At the foot of the mountain, adjacent to the Church of All Nations, stand the Gardens of Gethsemane (Gat Shemanim- oil press in Hebrew), in which one finds the golden turreted Russian Orthodox Church of Maria Magdalene. Besides the compound of churches adjacent to Mount Scopus at its north, which includes the Basilica of the Sacred Heart, the Basilica Eleona and the convent of Pater Noster, it is perhaps best known for the extensive cemetery that faces Jerusalem all along its western slopes.
Believed to be the place from which God will begin to redeem the dead when the Messiah comes, Jews have always sought to be buried here. The most famous of these graves actually lie at the foot of the mountain, flush against the Old City walls, including the Tomb Of Zechariah, the tombs of the sons of Hezir and Yad Absalom. Further up, among the 150,000 graves in the Jewish cemetery, one may find the final resting places of Jewish philosopher Nahmanides, Hebrew language reviver Eliezer Ben-Yehuda, former Prime Minister Menachem Begin, Chief Rabbis Avraham Isaac Kook and Shlomo Goren and media mogul Robert Maxwell.
Presently, the Jerusalem Municipality in conjunction with the Prime Minister’s Office is embarking upon an ambitious renewal and development project for the entire site.
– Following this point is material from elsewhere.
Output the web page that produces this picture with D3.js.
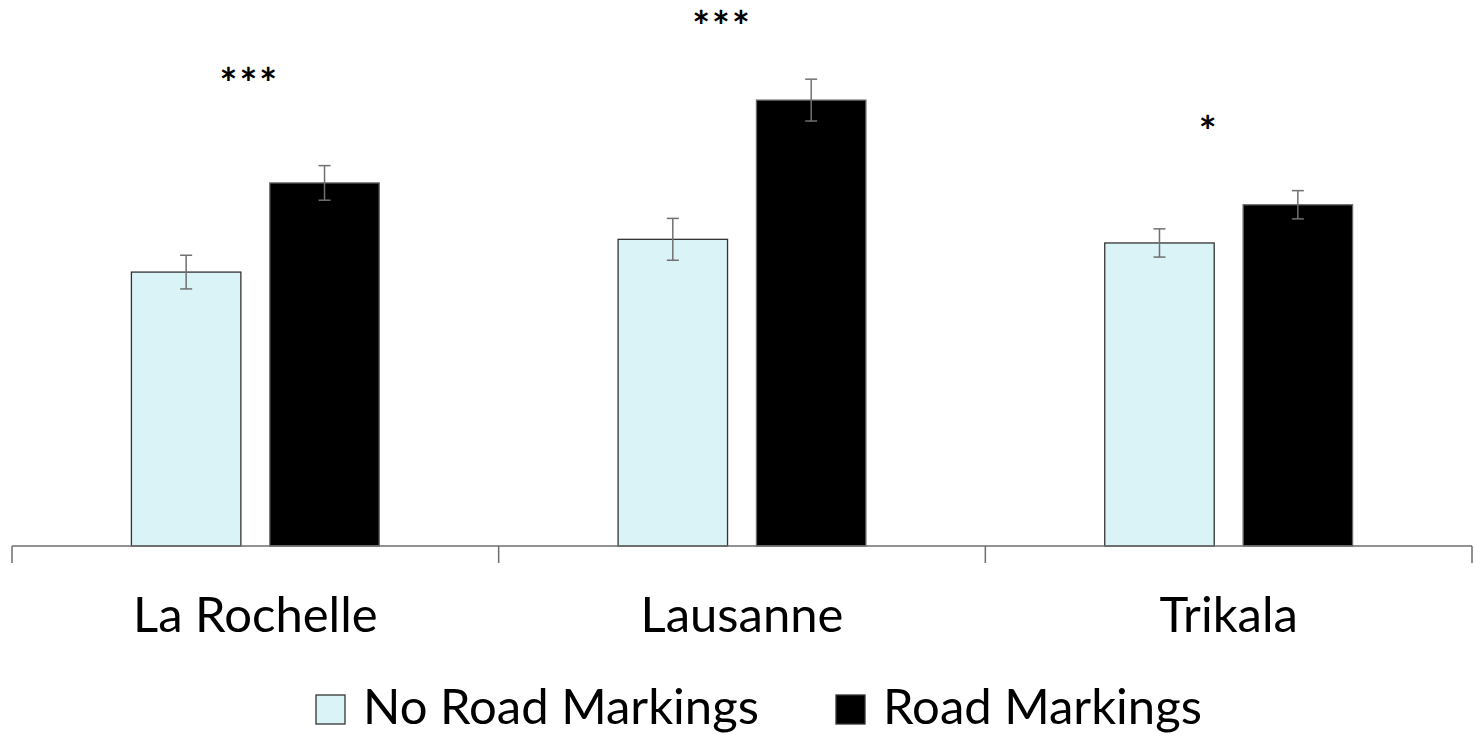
<!DOCTYPE html>
<html>
<head>
<meta charset="utf-8">
<script src="https://cdn.jsdelivr.net/npm/d3@7"></script>
<style>
  body { margin: 0; background: #fff; }
  svg { display: block; font-family: Lato, "Open Sans", sans-serif; }
</style>
</head>
<body>
<div id="chart"></div>
<script>
// Data (arbitrary units - the chart has no y axis)
const cities = ["La Rochelle", "Lausanne", "Trikala"];
const seriesNames = ["No Road Markings", "Road Markings"];
const noMarkings = [30.1, 33.7, 33.3];
const noMarkingsErr = [1.85, 2.3, 1.55];
const withMarkings = [39.9, 49.0, 37.5];
const withMarkingsErr = [1.9, 2.3, 1.55];
const sigLabels = ["***", "***", "*"];
// level (in value units) of the middle of each star label
const sigLevel = [51.8, 58.0, 46.5];
const sigShift = [-6, -20, -20];

const width = 1474, height = 735;
const baseY = 546;

const svg = d3.select("#chart")
    .append("svg")
    .attr("width", width)
    .attr("height", height);

// Scales
const x = d3.scaleBand()
    .domain(cities)
    .range([12, 1472])
    .paddingInner(0)
    .paddingOuter(0);

const xInner = d3.scaleBand()
    .domain(seriesNames)
    .range([0, x.bandwidth()])
    .paddingInner(0.209)
    .paddingOuter(0.863);

const y = d3.scaleLinear()
    .domain([0, 60])
    .range([baseY, 0]);

const colors = {"No Road Markings": "#daf3f7", "Road Markings": "#000000"};

// Build rows for drawing
const rows = [];
cities.forEach((c, i) => {
    rows.push({city: c, series: seriesNames[0], value: noMarkings[i], err: noMarkingsErr[i]});
    rows.push({city: c, series: seriesNames[1], value: withMarkings[i], err: withMarkingsErr[i]});
});

// Bars
svg.append("g")
    .selectAll("rect")
    .data(rows)
    .join("rect")
    .attr("x", d => x(d.city) + xInner(d.series))
    .attr("y", d => y(d.value))
    .attr("width", xInner.bandwidth())
    .attr("height", d => y(0) - y(d.value))
    .attr("fill", d => colors[d.series])
    .attr("stroke", d => d.series === seriesNames[0] ? "#333" : "#6a6a6a")
    .attr("stroke-width", 1.3);

// Error bars
const errG = svg.append("g")
    .attr("stroke", "#707070")
    .attr("stroke-width", 1.5);

const cx = d => x(d.city) + xInner(d.series) + xInner.bandwidth() / 2;

errG.selectAll(".err-v")
    .data(rows)
    .join("line")
    .attr("class", "err-v")
    .attr("x1", cx).attr("x2", cx)
    .attr("y1", d => y(d.value + d.err))
    .attr("y2", d => y(d.value - d.err));

errG.selectAll(".err-top")
    .data(rows)
    .join("line")
    .attr("class", "err-top")
    .attr("x1", d => cx(d) - 6).attr("x2", d => cx(d) + 6)
    .attr("y1", d => y(d.value + d.err))
    .attr("y2", d => y(d.value + d.err));

errG.selectAll(".err-bot")
    .data(rows)
    .join("line")
    .attr("class", "err-bot")
    .attr("x1", d => cx(d) - 6).attr("x2", d => cx(d) + 6)
    .attr("y1", d => y(d.value - d.err))
    .attr("y2", d => y(d.value - d.err));

// X axis: baseline plus category boundary ticks
const axisG = svg.append("g")
    .attr("stroke", "#6e6e6e")
    .attr("stroke-width", 1.5);

axisG.append("line")
    .attr("x1", x.range()[0])
    .attr("x2", x.range()[1])
    .attr("y1", baseY)
    .attr("y2", baseY);

const boundaries = cities.map(c => x(c)).concat([x.range()[1]]);
axisG.selectAll(".tick")
    .data(boundaries)
    .join("line")
    .attr("class", "tick")
    .attr("x1", d => d).attr("x2", d => d)
    .attr("y1", baseY)
    .attr("y2", baseY + 17);

// Category labels
svg.append("g")
    .selectAll("text")
    .data(cities)
    .join("text")
    .attr("x", d => x(d) + x.bandwidth() / 2)
    .attr("y", 632)
    .attr("text-anchor", "middle")
    .style("font-size", "49px")
    .attr("fill", "#000")
    .text(d => d);

// Significance stars (Lato's asterisk sits ~0.57em above the baseline)
const starSize = 42;
svg.append("g")
    .selectAll("text")
    .data(cities)
    .join("text")
    .attr("x", (d, i) => x(d) + x.bandwidth() / 2 + sigShift[i])
    .attr("y", (d, i) => y(sigLevel[i]) + starSize * 0.57)
    .attr("text-anchor", "middle")
    .style("font-size", starSize + "px")
    .style("font-weight", "bold")
    .style("letter-spacing", "2px")
    .attr("fill", "#000")
    .text((d, i) => sigLabels[i]);

// Legend
const legend = svg.append("g");
const legendX = [316, 836];
seriesNames.forEach((s, i) => {
    legend.append("rect")
        .attr("x", legendX[i])
        .attr("y", 695)
        .attr("width", 29)
        .attr("height", 29)
        .attr("fill", colors[s])
        .attr("stroke", "#333")
        .attr("stroke-width", 1.3);
    legend.append("text")
        .attr("x", legendX[i] + 47)
        .attr("y", 724)
        .style("font-size", "49px")
        .attr("fill", "#000")
        .text(s);
});
</script>
</body>
</html>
The 100 million shekel project includes the renovation of thousands of graves destroyed during the Jordanian rule over Eastern Jerusalem between 1948 and 1967 and the development and maintenance of roads, fences and a tourist information centre. The project is expected to last for five years, due to the religiously sensitive nature of the area, which inhibits the use of heavy machinery.